Observe Selection, Refresh, And Freshness
The runtime logs should explain which reviewed configuration was used without dumping the full payload.
For each important resolution, log:
- variable id;
- selected value key;
- workspace fingerprint;
- relevant request, account, or tenant identifier;
- service deployment identity when it helps answer the question.
For refresh, expose:
- current workspace fingerprint;
- last successful refresh time;
- last attempted refresh time;
- consecutive refresh failures;
- last refresh error;
- whether the source is immutable.
Those fields make the common production questions answerable:
Which workspace version is this service using?
Did it pick up the latest reviewed commit?
Which value key did this account receive?
Is the service serving last-known-good because refresh is failing?
Do not make operators reconstruct those answers from repository history alone. Repository history tells you what was approved. Runtime observability tells you what this process actually loaded and selected.
Alert On Stale Refresh
Failed refreshes keep the last successfully loaded workspace active. That is the right runtime behavior, but it still needs an alert.
An alert should fire when the service has not successfully refreshed within the freshness window you expect for that source. The window depends on the system. For some services, five minutes is too long. For others, an hour is fine.
The alert should point at the workspace source and the last refresh error. The first operator question is usually whether the workspace is broken, the source is unreachable, or the service no longer has access.
Treat stale refresh as a control-plane incident, not as an app crash. The service may still be serving valid last-known-good configuration, but it is no longer receiving reviewed changes.
Roll Back Through Git First
When a workspace policy is wrong, the first recovery path should usually be a workspace revert:
git revert <bad-workspace-commit>
git push
Services following a branch source can refresh to the reverted workspace. The application binary did not change because the app-workspace contract is still valid; the policy was wrong.

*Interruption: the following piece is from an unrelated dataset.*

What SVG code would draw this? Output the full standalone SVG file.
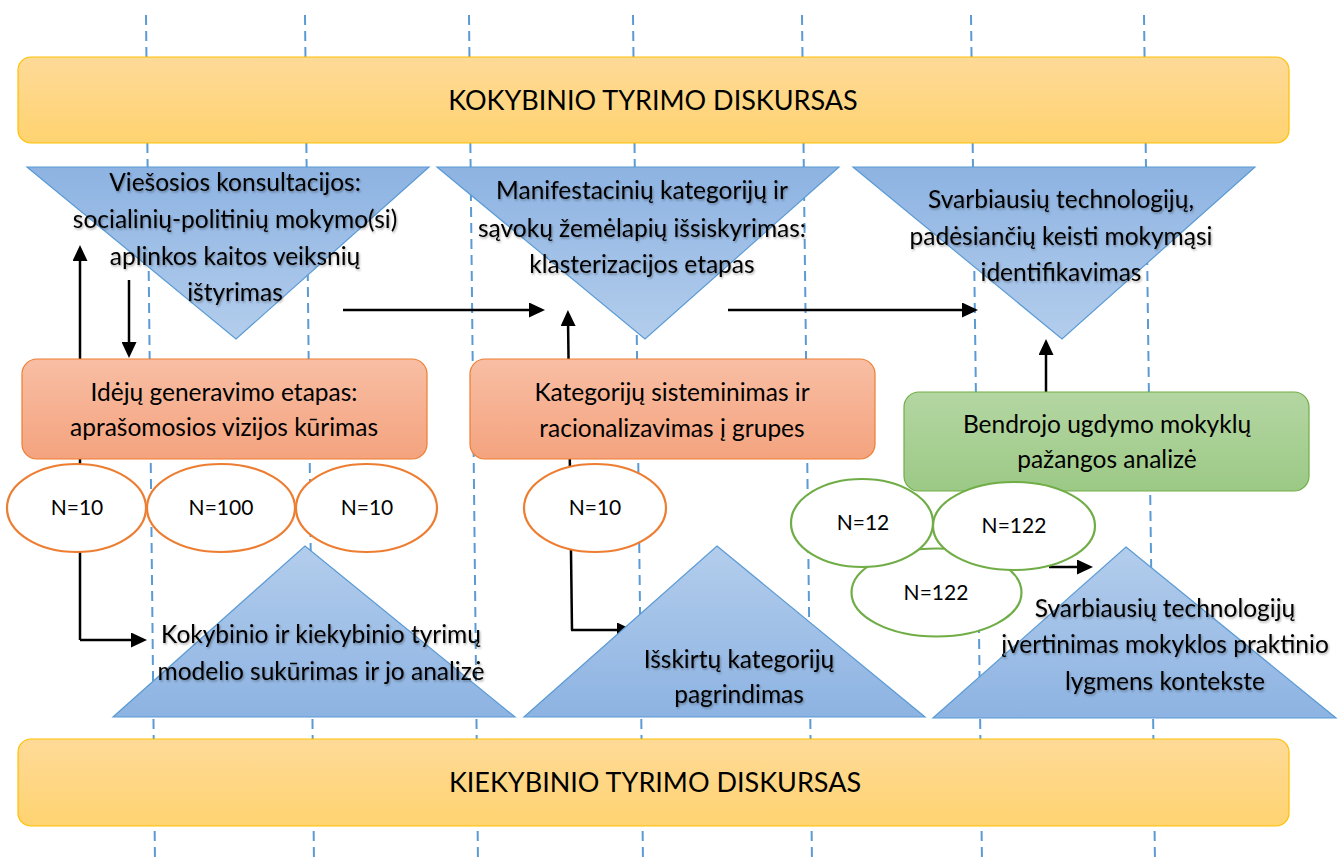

Redeploy the application when the contract is wrong:
- the app sent the wrong context shape;
- the app cannot deserialize a valid selected value;
- the app applies the selected policy incorrectly;
- the service is configured with the wrong workspace source.
That distinction matters during an incident. If policy is wrong, fix policy in the workspace. If the app-workspace boundary is wrong, fix the app or its deployment configuration.
Keep Emergency Changes Reviewable
Incidents sometimes need fast configuration changes. Fast should not mean invisible.
For urgent workspace changes, keep the path short but still reviewable:
- make one policy change per pull request when possible;
- include the exact runtime condition and value key being changed;
- run
rototo lintand the relevant fixture or app tests; - get approval from the owner of the affected administrative boundary;
- record the recovery command or revert commit in the incident notes.
If your organization has a break-glass path, make it explicit in the workspace repository. The dangerous part is not speed. The dangerous part is a hidden side path that bypasses the same files, tests, and history everyone else uses.
Keep The Operating Boundary Clear
An operated rototo integration has a clean split:
- the workspace owns reviewed policy;
- the app owns runtime facts and applying selected policy;
- CI owns lint, fixtures, and app contract tests;
- observability owns selected value keys, fingerprints, and refresh state;
- git owns recovery history.
When those responsibilities stay clear, configuration can move quickly without becoming mysterious. A workspace change can reach a running service through refresh, and the team can still answer the questions that matter: what changed, who reviewed it, where did it apply, what did the app select, and how do we recover?